On s’attarde, on s’attarde dans la première salle mais ce n’est pas là que ça se passe. Ce soir, on tire les rois : occasion de se retrouver autour du sculpteur Pascal Verbena pour écouter des lectures croisées art-poésie. Ce n’est pas non plus dans la pièce à côté que ça se passe, dans cette salle d’exposition où Verbena montre des polyptiques, construits avec des bois flottés, et de très beaux dessins marouflés sur une âme de bois. Ca se passe en bas dans un magnifique espace double, deux salles avec un décroché de niveau sous une imposante charpente. L’espace supérieur a été cinturé par deux très longs bancs, des bancs d’église. Tout est clair, dans des tons de beige, dans des tons d’un beau papier. On est pris d’une sensation de satiété. Satisfaits, rassérénés par tant de beauté, heureux. Il reste encore à l’étage inférieur les archives de la galerie : stocks de catalogues, affiches et autres lithographies parfaitement rangés. On descend donc par trois paliers successifs dans les entrailles de l’histoire que les Chave ont entretenue avec l’art. Une histoire unique sur la Côte par sa durée, la diversité de ses approches (marchands, lithographe, éditeur, experts…) et son magnifique épanouissement, à 70 ans passés. On parle de succès souvent pour le qualifier de facile et l’associer à la chance et d’une belle réussite pour l’attribuer à la personne elle-même et à sa détermination. Il y a souvent dans le succès quelque chose de vif et d’éphémère et dans la réussite l’idée d’une construction. Et la plus belle des réussites est très souvent la somme des milliers d’efforts, de sacrifices, de choix difficiles et exigeants qui, mis bout à bout, tracent un chemin unique.
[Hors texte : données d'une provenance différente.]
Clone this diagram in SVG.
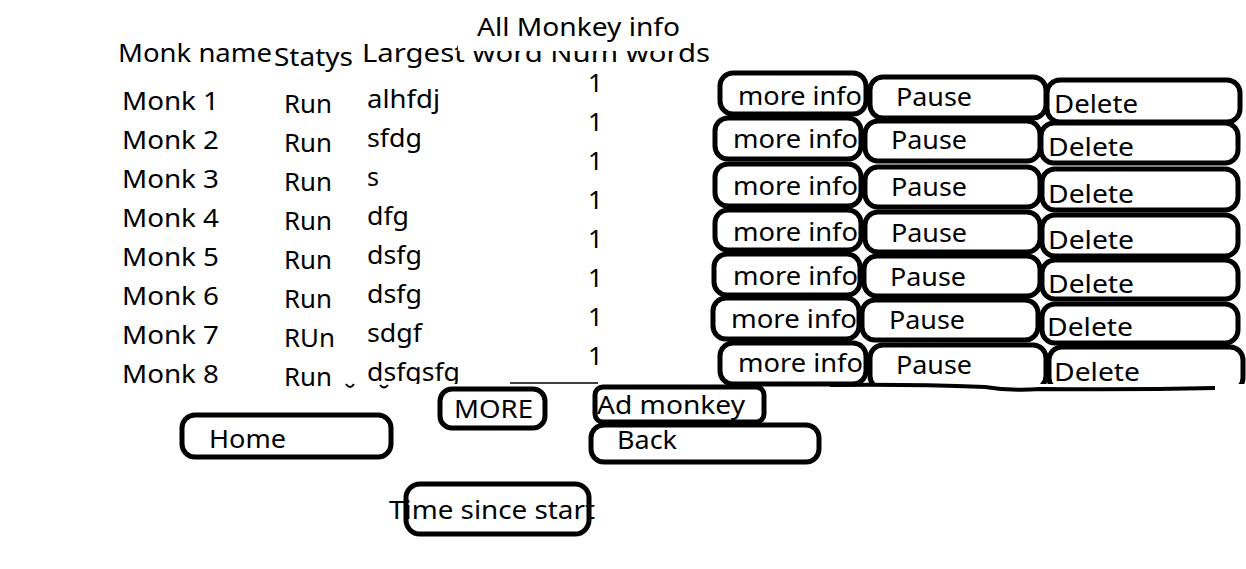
<svg xmlns="http://www.w3.org/2000/svg" width="1246" height="569" viewBox="0 0 1246 569">
<style>
text{font-family:"Noto Sans","Open Sans",sans-serif;font-size:26px;fill:#000}
.btn{fill:#fff;stroke:#000;stroke-width:5}
.ln{fill:none;stroke:#000}
</style>
<rect width="1246" height="569" fill="#fff"/>
<g id="header">
<text x="118" y="62" textLength="154" lengthAdjust="spacingAndGlyphs">Monk name</text>
<text x="274" y="66" textLength="79" lengthAdjust="spacingAndGlyphs">Statys</text>
<text x="362" y="62" textLength="348" lengthAdjust="spacingAndGlyphs">Largest word Num words</text>
<rect x="458" y="0" width="222" height="51" fill="#fff"/>
<text x="477" y="36" textLength="203" lengthAdjust="spacingAndGlyphs">All Monkey info</text>
</g>
<g id="names">
<text x="122" y="110" textLength="97" lengthAdjust="spacingAndGlyphs">Monk 1</text>
<text x="122" y="149" textLength="97" lengthAdjust="spacingAndGlyphs">Monk 2</text>
<text x="122" y="188" textLength="97" lengthAdjust="spacingAndGlyphs">Monk 3</text>
<text x="122" y="227" textLength="97" lengthAdjust="spacingAndGlyphs">Monk 4</text>
<text x="122" y="266" textLength="97" lengthAdjust="spacingAndGlyphs">Monk 5</text>
<text x="122" y="305" textLength="97" lengthAdjust="spacingAndGlyphs">Monk 6</text>
<text x="122" y="344" textLength="97" lengthAdjust="spacingAndGlyphs">Monk 7</text>
<text x="122" y="383" textLength="97" lengthAdjust="spacingAndGlyphs">Monk 8</text>
</g>
<g id="status">
<text x="284" y="113" textLength="48" lengthAdjust="spacingAndGlyphs">Run</text>
<text x="284" y="152" textLength="48" lengthAdjust="spacingAndGlyphs">Run</text>
<text x="284" y="191" textLength="48" lengthAdjust="spacingAndGlyphs">Run</text>
<text x="284" y="230" textLength="48" lengthAdjust="spacingAndGlyphs">Run</text>
<text x="284" y="269" textLength="48" lengthAdjust="spacingAndGlyphs">Run</text>
<text x="284" y="308" textLength="48" lengthAdjust="spacingAndGlyphs">Run</text>
<text x="284" y="347" textLength="51" lengthAdjust="spacingAndGlyphs">RUn</text>
<text x="284" y="386" textLength="48" lengthAdjust="spacingAndGlyphs">Run</text>
</g>
<g id="words">
<text x="367" y="108" textLength="73" lengthAdjust="spacingAndGlyphs">alhfdj</text>
<text x="367" y="147" textLength="55" lengthAdjust="spacingAndGlyphs">sfdg</text>
<text x="367" y="186" textLength="12" lengthAdjust="spacingAndGlyphs">s</text>
<text x="367" y="225" textLength="42" lengthAdjust="spacingAndGlyphs">dfg</text>
<text x="367" y="264" textLength="55" lengthAdjust="spacingAndGlyphs">dsfg</text>
<text x="367" y="303" textLength="55" lengthAdjust="spacingAndGlyphs">dsfg</text>
<text x="367" y="342" textLength="55" lengthAdjust="spacingAndGlyphs">sdgf</text>
<text x="367" y="381" textLength="93" lengthAdjust="spacingAndGlyphs">dsfgsfg</text>
<rect x="360" y="384" width="110" height="8" fill="#fff"/>
<path class="ln" stroke-width="2" d="M346,384 q4,6 8,0 M380,385 q4,5 8,0"/>
</g>
<g id="counts">
<text x="588" y="92">1</text>
<text x="588" y="131">1</text>
<text x="588" y="170">1</text>
<text x="588" y="209">1</text>
<text x="588" y="248">1</text>
<text x="588" y="287">1</text>
<text x="588" y="326">1</text>
<text x="588" y="365">1</text>
</g>
<g id="row1">
<rect class="btn" x="720" y="73" width="146" height="41" rx="13"/>
<text x="738" y="105" textLength="124" lengthAdjust="spacingAndGlyphs">more info</text>
<rect class="btn" x="870" y="77" width="176" height="41" rx="13"/>
<text x="896" y="106" textLength="76" lengthAdjust="spacingAndGlyphs">Pause</text>
<rect class="btn" x="1047" y="80" width="193" height="42" rx="13"/>
<text x="1054" y="113" textLength="84" lengthAdjust="spacingAndGlyphs">Delete</text>
</g>
<g id="row2">
<rect class="btn" x="715" y="118" width="146" height="41" rx="13"/>
<text x="733" y="148" textLength="125" lengthAdjust="spacingAndGlyphs">more info</text>
<rect class="btn" x="865" y="121" width="175" height="40" rx="13"/>
<text x="891" y="149" textLength="76" lengthAdjust="spacingAndGlyphs">Pause</text>
<rect class="btn" x="1041" y="123" width="197" height="40" rx="13"/>
<text x="1048" y="156" textLength="86" lengthAdjust="spacingAndGlyphs">Delete</text>
</g>
<g id="row3">
<rect class="btn" x="715" y="164" width="146" height="42" rx="13"/>
<text x="733" y="195" textLength="125" lengthAdjust="spacingAndGlyphs">more info</text>
<rect class="btn" x="865" y="167" width="175" height="40" rx="13"/>
<text x="891" y="196" textLength="76" lengthAdjust="spacingAndGlyphs">Pause</text>
<rect class="btn" x="1042" y="169" width="196" height="41" rx="13"/>
<text x="1048" y="203" textLength="86" lengthAdjust="spacingAndGlyphs">Delete</text>
</g>
<g id="row4">
<rect class="btn" x="715" y="210" width="146" height="40" rx="13"/>
<text x="733" y="241" textLength="125" lengthAdjust="spacingAndGlyphs">more info</text>
<rect class="btn" x="865" y="212" width="175" height="40" rx="13"/>
<text x="891" y="242" textLength="76" lengthAdjust="spacingAndGlyphs">Pause</text>
<rect class="btn" x="1042" y="215" width="196" height="41" rx="13"/>
<text x="1048" y="249" textLength="86" lengthAdjust="spacingAndGlyphs">Delete</text>
</g>
<g id="row5">
<rect class="btn" x="714" y="254" width="146" height="41" rx="13"/>
<text x="733" y="285" textLength="125" lengthAdjust="spacingAndGlyphs">more info</text>
<rect class="btn" x="864" y="256" width="176" height="40" rx="13"/>
<text x="890" y="286" textLength="76" lengthAdjust="spacingAndGlyphs">Pause</text>
<rect class="btn" x="1042" y="260" width="196" height="39" rx="13"/>
<text x="1048" y="293" textLength="86" lengthAdjust="spacingAndGlyphs">Delete</text>
</g>
<g id="row6">
<rect class="btn" x="713" y="298" width="146" height="41" rx="13"/>
<text x="731" y="328" textLength="126" lengthAdjust="spacingAndGlyphs">more info</text>
<rect class="btn" x="862" y="300" width="176" height="40" rx="13"/>
<text x="889" y="329" textLength="76" lengthAdjust="spacingAndGlyphs">Pause</text>
<rect class="btn" x="1042" y="304" width="196" height="39" rx="13"/>
<text x="1047" y="336" textLength="86" lengthAdjust="spacingAndGlyphs">Delete</text>
</g>
<g id="row7">
<rect class="btn" x="720" y="343" width="146" height="41" rx="13"/>
<text x="738" y="372" textLength="125" lengthAdjust="spacingAndGlyphs">more info</text>
<rect class="btn" x="870" y="345" width="176" height="44" rx="13"/>
<text x="896" y="374" textLength="76" lengthAdjust="spacingAndGlyphs">Pause</text>
<rect class="btn" x="1049" y="347" width="194" height="44" rx="13"/>
<text x="1054" y="381" textLength="86" lengthAdjust="spacingAndGlyphs">Delete</text>
<rect x="866" y="384" width="380" height="12" fill="#fff"/>
</g>
<g id="connectors">
<path class="ln" stroke-width="1.5" d="M510,383 H598"/>
<path class="ln" stroke-width="4" d="M830,385 Q910,384 985,387 Q1010,391 1040,389 Q1130,390 1215,388"/>
</g>
<g id="more">
<rect class="btn" x="440" y="389" width="105" height="39" rx="12"/>
<text x="454" y="418" textLength="79" lengthAdjust="spacingAndGlyphs">MORE</text>
</g>
<g id="admonkey">
<rect class="btn" x="595" y="387" width="169" height="35" rx="8"/>
<text x="597" y="414" textLength="148" lengthAdjust="spacingAndGlyphs">Ad monkey</text>
</g>
<g id="home">
<rect class="btn" x="182" y="415" width="209" height="42" rx="13"/>
<text x="209" y="448" textLength="77" lengthAdjust="spacingAndGlyphs">Home</text>
</g>
<g id="back">
<rect class="btn" x="591" y="425" width="228" height="37" rx="13"/>
<text x="617" y="449" textLength="60" lengthAdjust="spacingAndGlyphs">Back</text>
</g>
<g id="time">
<rect class="btn" x="406" y="484" width="183" height="50" rx="14"/>
<text x="389" y="519" textLength="206" lengthAdjust="spacingAndGlyphs">Time since start</text>
</g>
</svg>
En répondant à l’invitation pour une galette des rois, je ne m’attendais pas à ce que j’ai trouvé : le spectacle d’une magnifique réussite. Oh nous n’étions pas des mille et des cents. Un petit cercle d’amateurs autour du sculpteur Pascal Verbena : des poètes, des Vençois, des passionnés d’art insolite, quelques administratifs. Mais je crois que nous étions tous estomaqués et d’ailleurs, en sortant, beaucoup remerciaient Pierre et Madeleine Chave. Ils ne les remerciaient pas pour le morceau de galette mais pour tout ce qu’ils avaient fait pendant 60 ans et qui tout d’un coup nous sautait aux yeux. La plus ancienne des galeries sur la Côte est désormais aussi la plus belle.
Par Agnès de Maistre
Programme : L’exposition Pascal Verbena est transférée à la Ferme des Tilleuls, route de Lausanne, 1020 Renans (Suisse) du 21 février à la fin mai 2019
Actuellement à la Galerie Chave 13, ave Isnard à Vence : artistes de la galerie Max Ernst, Eugène Gabritschevsky, Isabelle Jarousse, Pascal Verbena.
Et au 12 ave Isnard, à partir de fin février , Amandine Rousguisto.